Good Friday 2010, Part II

Thanks everyone for reading the KtB post or for reading and commenting on Huffington (there’s a good discussion brewing there). 

I also want to thank a dear friend of mine for making me thing about something: In my provisional Christianity, is the overwhelming burden I feel a spiritual anxiety of hopelessness or homelessness?

I don’t know how my piece reads to the people who aren’t living in my head (it’s not as crowded in there as you might think), but I do want to say that I don’t feel hopeless.  A few years ago, around Easter, a friend of mine said when people ask him “do you believe in the Resurrection?” his answer is always “it depends on the day.”  My friend’s not being flippant here…I think he’s actually being humble.  He reminded me that the balance of the church tradition has always said that the Resurrection (of Christ, of us, or both) is something we hope for. The writer of Hebrews says “faith is the substance of things hoped for.”  I used to think it was all very ironic to talk about something this important in terms of it being something we hope for, but maybe, in some ways, it’s humble. I know that for me, if I’m going to go ahead and believe in God (I do), it’s not hard for me to believe that God can raise the dead if God wants.  Once you believe in God, believing in the Resurrection doesn’t seem that hard to me personally.  But I’ll also say that the times I’ve found it hardest to believe the Resurrection are the times when I’ve needed it to be true the most.  It’s harder for me to believe in it when people I love are dying, because I’m all of the sudden wondering if I don’t hope for it because I need to.

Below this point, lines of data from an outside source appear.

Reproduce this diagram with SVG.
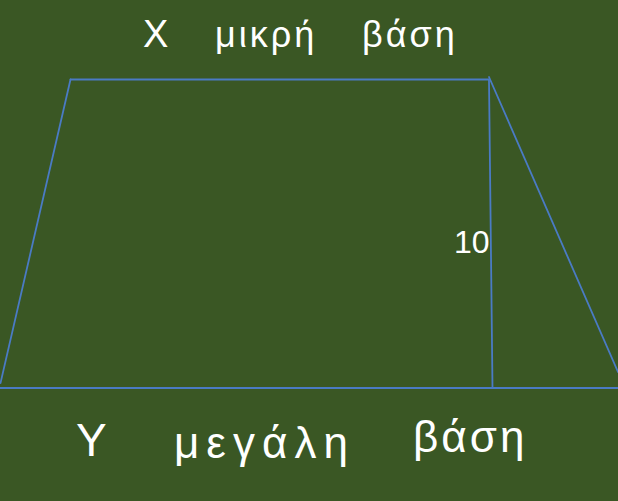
<svg xmlns="http://www.w3.org/2000/svg" width="618" height="501" viewBox="0 0 618 501">
<style>
.ln{stroke:#4a7bc4;stroke-width:1.8;fill:none;stroke-linecap:round}
.lbl{fill:#ffffff;font-family:"Liberation Sans","DejaVu Sans",sans-serif;font-weight:300}
</style>
<rect width="618" height="501" fill="#3a5724"/>
<g id="connectors">
<line class="ln" x1="70.5" y1="79.5" x2="489" y2="79.5"/>
<line class="ln" x1="70.5" y1="79.5" x2="0.5" y2="383"/>
<line class="ln" x1="489" y1="77" x2="618" y2="372"/>
<line class="ln" x1="489" y1="80" x2="492.5" y2="388"/>
<line class="ln" x1="0" y1="388" x2="618" y2="388"/>
</g>
<g id="top-label"><text class="lbl" x="143" y="47" font-size="38">Χ</text><text class="lbl" x="215" y="47" font-size="36" letter-spacing="3">μικρή</text><text class="lbl" x="362" y="47" font-size="36" letter-spacing="3">βάση</text></g>
<g id="height-label"><text class="lbl" x="454" y="253" font-size="32">10</text></g>
<g id="bottom-label"><text class="lbl" x="76" y="456" font-size="46">Υ</text><text class="lbl" x="174" y="458" font-size="44" letter-spacing="7">μεγάλη</text><text class="lbl" x="413" y="452" font-size="44" letter-spacing="3">βάση</text></g>
</svg>
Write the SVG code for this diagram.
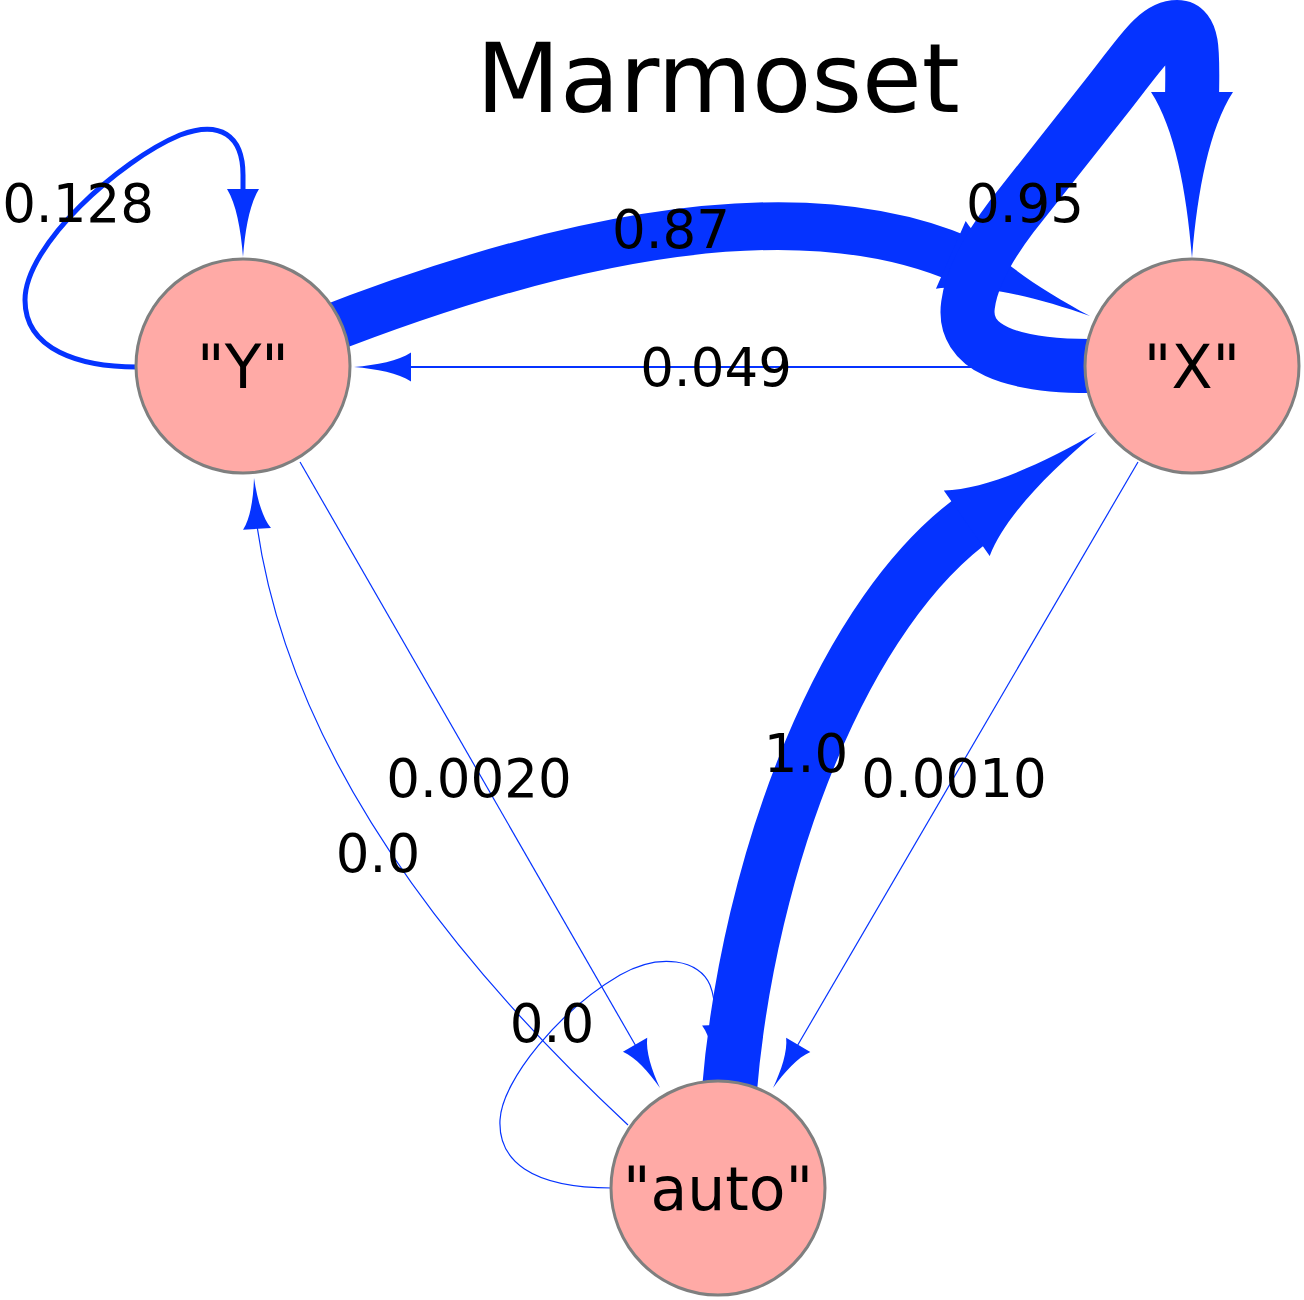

Last week I had a dream that it was Easter and I was singing “Up From The Grave He Arose” at the top of my mystic fool lungs in my best raspy falsetto.  It felt great.  Whatever Good Friday means, the narrative that God triumphs (and that triumph is for us) is one that digs in, changes history.  I’ve said repeatedly here that if Easter (the event) is true, Easter (the holiday) isn’t: he is risen, risen indeed, everywhere and always.  But it’s still nice to sing those songs…it’s nice to sing my fool heart out over something I hope for, something I believe is true on a long enough timeline even if the details feel much more provisional.